For complex large-scale scheduling problems involving 100 jobs, the SA-FOA consistently demonstrates superior performance across all three evaluation metrics, achieving the lowest IGD value and highest NR value and attaining a C(A,*) metric score of 0.91. These results comprehensively validate SA-FOA’s robustness and optimization superiority in large-scale search spaces. In contrast, the basic FOA exhibits a significantly higher IGD value of 5164.02 under the same scale, indicating substantial deterioration in solution quality and manifesting severe premature convergence issues.

It is worth noting that the NR (non-dominated ratio) values for the SPT and EDD scheduling rules are all zero across all problem sizes. This outcome stems from the inherent limitations of heuristic-based rules, which are designed to generate only a single deterministic solution rather than a diverse set of candidate solutions. Consequently, these methods exhibit extremely low non-dominated rates in multi-objective optimization scenarios, as their outputs rarely contribute to the Pareto front. In contrast, metaheuristic algorithms like SA-FOA are capable of exploring a wide solution space and generating a variety of non-dominated solutions, which explains the significant differences observed in NR values.

In conclusion, the proposed SA-FOA demonstrates robust convergence properties and maintains solution set diversity across the entire spectrum of problem scales, with particularly significant advantages observed in medium- and large-scale instances of hybrid flow shop scheduling problems. These characteristics render the algorithm particularly suitable for complex multi-objective production scheduling environments where both solution quality and diversity are critical requirements.

5. Conclusions

This study addresses the multi-objective optimization requirements in hybrid flow shop scheduling problems (HFSPs) by proposing an improved Fruit Fly Optimization Algorithm integrated with simulated annealing (SA-FOA).
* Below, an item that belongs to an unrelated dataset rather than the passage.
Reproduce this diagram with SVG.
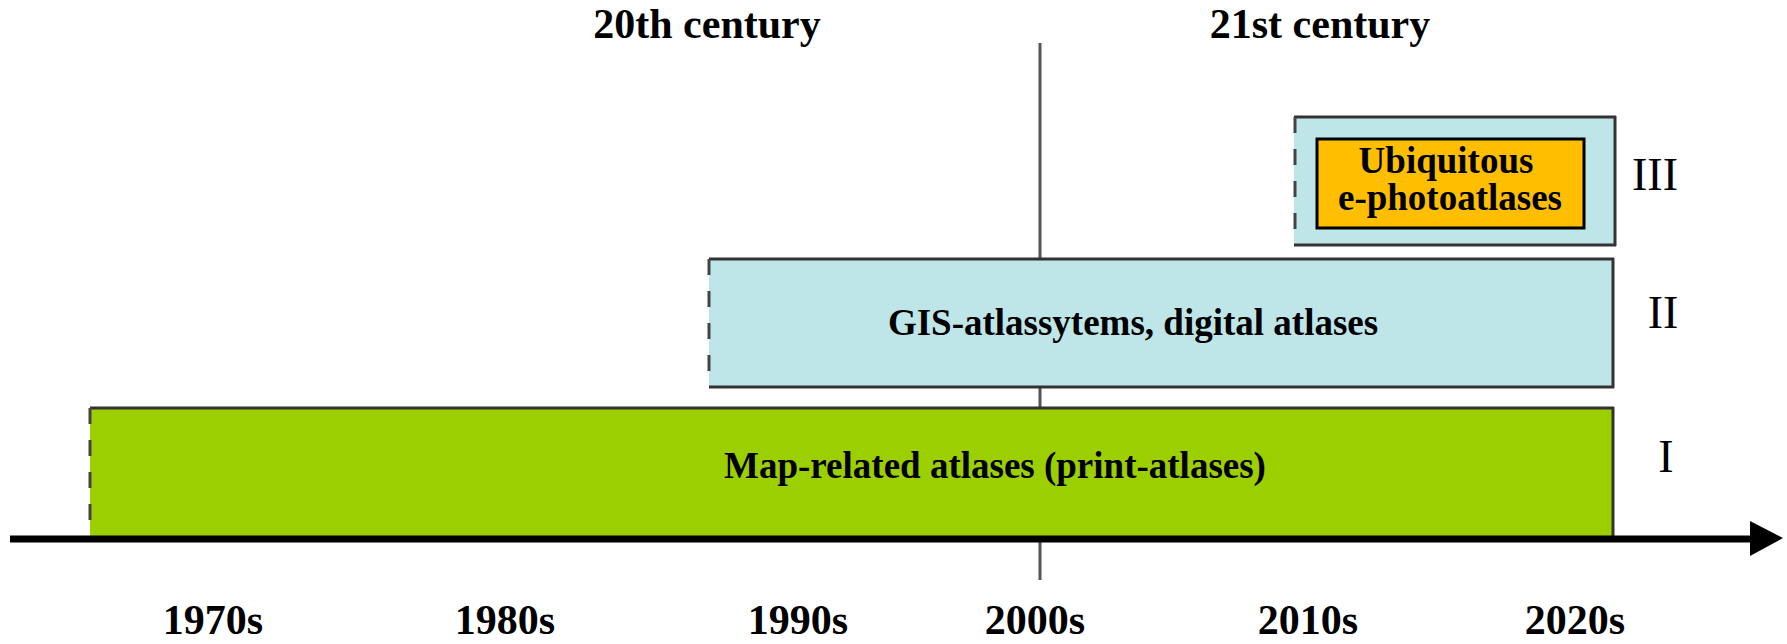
<svg xmlns="http://www.w3.org/2000/svg" width="1787" height="644" viewBox="0 0 1787 644">
<style>
.b{font-family:"Liberation Serif","Times New Roman",serif;font-weight:bold;fill:#000;text-anchor:middle}
.r{font-family:"Liberation Serif","Times New Roman",serif;fill:#000;text-anchor:middle}
.edge{stroke:#333;stroke-width:3;fill:none}
.dash{stroke:#444;stroke-width:3;fill:none;stroke-dasharray:16 16}
</style>
<rect width="1787" height="644" fill="#fff"/>
<g id="connectors">
<line x1="1040" y1="43" x2="1040" y2="580" stroke="#555" stroke-width="3"/>
</g>
<g id="era-I">
<rect x="90" y="407" width="1523" height="131" fill="#9CCF00"/>
<line class="edge" x1="90" y1="408" x2="1614" y2="408" stroke="#2a2a10"/>
<line class="edge" x1="1613" y1="407" x2="1613" y2="538"/>
<line class="dash" x1="90" y1="408" x2="90" y2="536"/>
<text class="b" x="995" y="478" font-size="37">Map-related atlases (print-atlases)</text>
<text class="r" x="1666" y="472" font-size="46">I</text>
</g>
<g id="era-II">
<rect x="709" y="258" width="904" height="129" fill="#BEE5E8"/>
<line class="edge" x1="709" y1="259" x2="1614" y2="259"/>
<line class="edge" x1="709" y1="387" x2="1614" y2="387"/>
<line class="edge" x1="1613" y1="258" x2="1613" y2="388"/>
<line class="dash" x1="709" y1="259" x2="709" y2="387" stroke-dasharray="14 24"/>
<text class="b" x="1133" y="335" font-size="37">GIS-atlassytems, digital atlases</text>
<text class="r" x="1663" y="328" font-size="46">II</text>
</g>
<g id="era-III">
<rect x="1294" y="116" width="321" height="129" fill="#BEE5E8"/>
<line class="edge" x1="1294" y1="117" x2="1616" y2="117"/>
<line class="edge" x1="1294" y1="245" x2="1616" y2="245"/>
<line class="edge" x1="1615" y1="116" x2="1615" y2="246"/>
<line class="dash" x1="1295" y1="117" x2="1295" y2="245" stroke-dasharray="14 24"/>
<rect x="1317" y="139" width="267" height="89" fill="#FFBE00" stroke="#000" stroke-width="3"/>
<text class="b" x="1446" y="173" font-size="37">Ubiquitous</text>
<text class="b" x="1450" y="210" font-size="37">e-photoatlases</text>
<text class="r" x="1655" y="190" font-size="46">III</text>
</g>
<g id="axis">
<line x1="10" y1="539" x2="1752" y2="539" stroke="#000" stroke-width="7"/>
<polygon points="1750,521 1783,538 1750,556" fill="#000"/>
</g>
<g id="centuries">
<text class="b" x="707" y="38" font-size="42">20th century</text>
<text class="b" x="1320" y="38" font-size="42">21st century</text>
</g>
<g id="decades">
<text class="b" x="213" y="634" font-size="42">1970s</text>
<text class="b" x="505" y="634" font-size="42">1980s</text>
<text class="b" x="798" y="634" font-size="42">1990s</text>
<text class="b" x="1035" y="634" font-size="42">2000s</text>
<text class="b" x="1308" y="634" font-size="42">2010s</text>
<text class="b" x="1575" y="634" font-size="42">2020s</text>
</g>
</svg>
The algorithm incorporates a three-stage integration strategy during initial solution generation, employs insertion-based neighborhood operations in the olfactory search phase, and utilizes simulated annealing acceptance criteria in the visual search phase. Comparative experiments across scheduling instances of varying scales demonstrate that SA-FOA consistently outperforms the basic Fruit Fly Optimization Algorithm (FOA) and two classical scheduling rules (SPT and EDD) across all evaluation metrics, including IGD, NR, and C-matrix coverage. Notably, SA-FOA exhibits superior stability and optimization capabilities for large-scale problems. The results validate the algorithm’s capability to tackle hybrid flow shop scheduling problems involving multiple objectives.